Once, when I was working on a group project in an operating systems class, we modified our kernel malloc and free routines to print the relevant address every time they were called, to do some simple leak-checking. The result was a file of a few thousand lines like "malloc 0x94583900", "free 0x34739A4", etc. One of my partners looked at the file and said some variant of "oh no - this is going to take hours to match up". Apparently it hadn't occurred to him, someone who'd been programming professionally for years and who only minutes before had been tweaking the internals of a process management function in a multithreaded x86 operating system, that there was an easier avenue available to him.



I have a darn similar story, writing a virtual memory manager for OS design class. I was the only one in class who even thought of instrumenting the thing, and then wrote a Python program to read the traces and tell me when frames got swapped to or from the wrong disk pages.

I was also the first one in class to actually finish the project.


There is another side to it when a programmer looks for a technical solution unnecessary (when all you have is a hammer -- everything looks like a nail)


It's a mindset that's rarely taught: if you have a problem, and you're not writing code to find the solution, you're probably wasting effort.


"I spent 10 hours making a system to perform this 1-hour task in 5 minutes!"

Note that this only pays off if that task occurs frequently enough to offset the upfront programming cost.
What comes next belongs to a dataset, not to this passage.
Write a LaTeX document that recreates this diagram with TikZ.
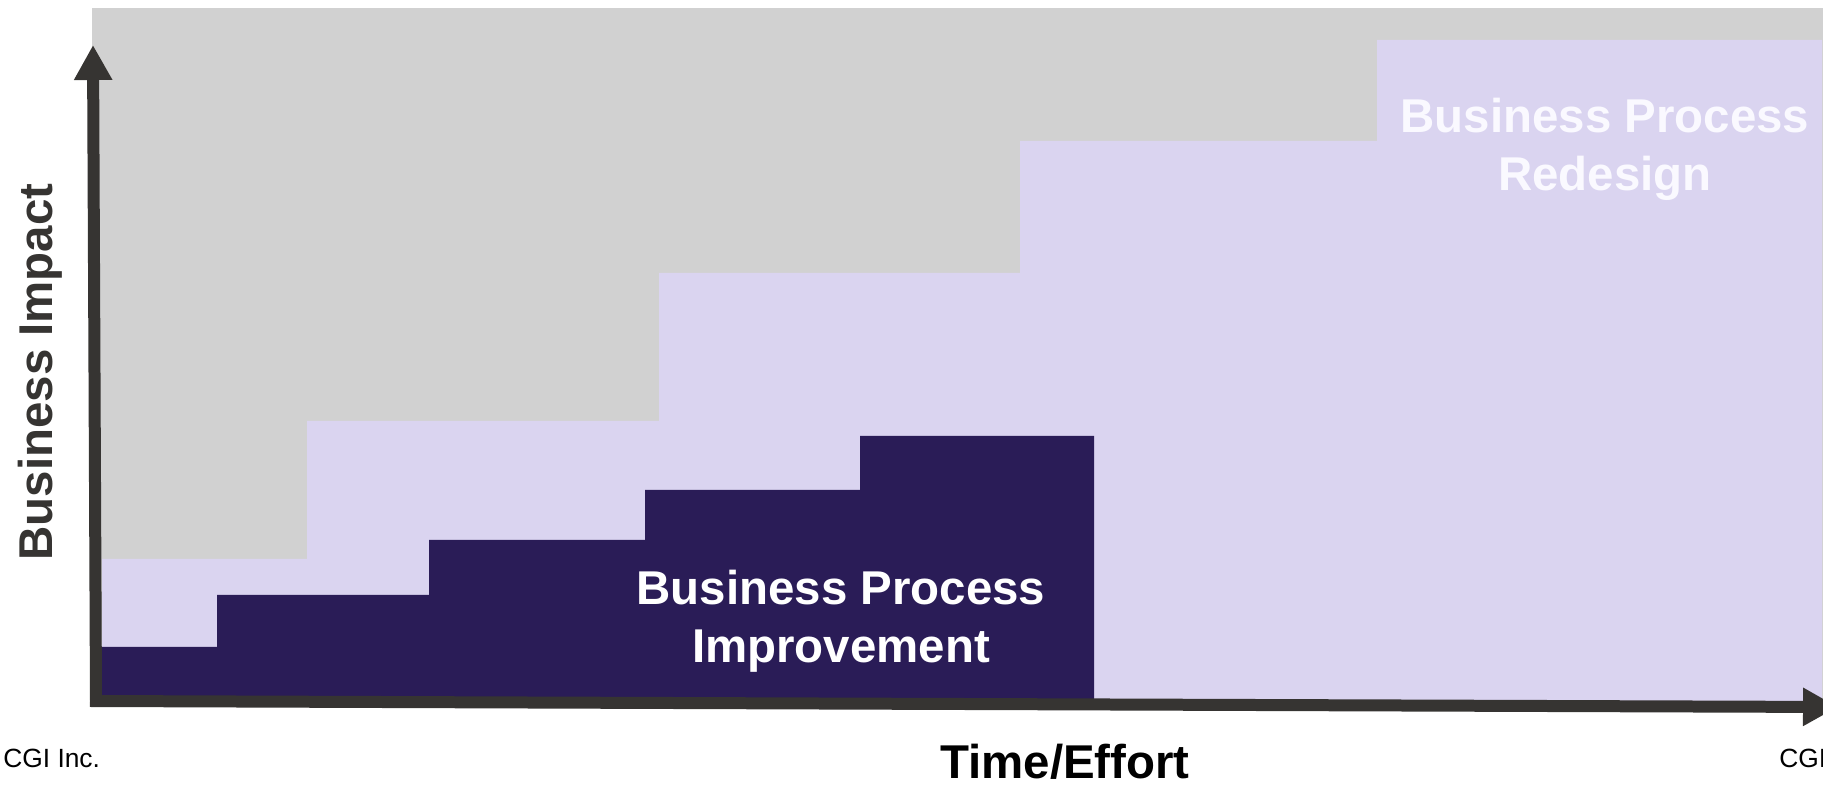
\documentclass[tikz,border=0pt]{standalone}
\usepackage{fontspec}
\setmainfont{Liberation Sans}
\usetikzlibrary{arrows.meta}

\definecolor{bggray}{RGB}{209,209,209}
\definecolor{lilac}{RGB}{218,212,240}
\definecolor{deeppurple}{RGB}{42,28,87}
\definecolor{axisgray}{RGB}{54,52,50}
\definecolor{paleink}{RGB}{250,249,255}

\begin{document}
\begin{tikzpicture}[x=0.02cm, y=-0.02cm,
	axis/.style={draw=axisgray, line width=0.24cm, -{Triangle[length=0.7cm, width=0.72cm]}},
	bigtext/.style={font=\fontsize{27}{33}\selectfont\bfseries, inner sep=0pt, align=center},
	smalltext/.style={font=\fontsize{15}{18}\selectfont, inner sep=0pt}]
	\useasboundingbox (0,0) rectangle (1823,786);
	\clip (0,0) rectangle (1823,786);

	% sfondo
	\fill[bggray] (92,8) rectangle (1823,700);

	% gradini redesign
	\fill[lilac] (102,700) -- (102,559) -- (307,559) -- (307,421) -- (659,421)
	  -- (659,273) -- (1020,273) -- (1020,141) -- (1377,141) -- (1377,40)
	  -- (1822,40) -- (1822,705) -- cycle;

	% gradini improvement
	\fill[deeppurple] (102,700) -- (102,647) -- (217,647) -- (217,595) -- (429,595)
	  -- (429,540) -- (645,540) -- (645,490) -- (860,490) -- (860,436)
	  -- (1094,436) -- (1094,700) -- cycle;

	% assi
	\coordinate (origin) at (96,701);
	\coordinate (ytop) at (93,45);
	\coordinate (xstart) at (90,701);
	\coordinate (xend) at (1838,707);
	\draw[axis] (origin) -- (ytop);
	\draw[axis] (xstart) -- (xend);

	% etichette
	\node[bigtext, text=axisgray, rotate=90, anchor=base] (impact) at (52,372) {Business Impact};
	\node[bigtext, anchor=base] (effort) at (1065,779) {Time/Effort};
	\node[bigtext, text=white] (bpi) at (841,621) {Business Process\\Improvement};
	\node[bigtext, text=paleink] (bpr) at (1605,149) {Business Process\\Redesign};

	\node[smalltext, anchor=base west] (cgileft) at (3,768) {CGI Inc.};
	\node[smalltext, anchor=base west] (cgiright) at (1779,768) {CGI};
\end{tikzpicture}
\end{document}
Yes. But you can also waste lots of time creating code, when just doing it quick, dirty and manual is faster.


I agree.

But I'd add that even tasks that only require a quick-and-dirty solution can frequently benefit from quick-and-dirty automation. A few throw-away lines in an interpreter environment like irb, for example can often shave several minutes of certain tasks, and throwing a lit bit of code into such tasks can certainly make some otherwise dull processes more interesting.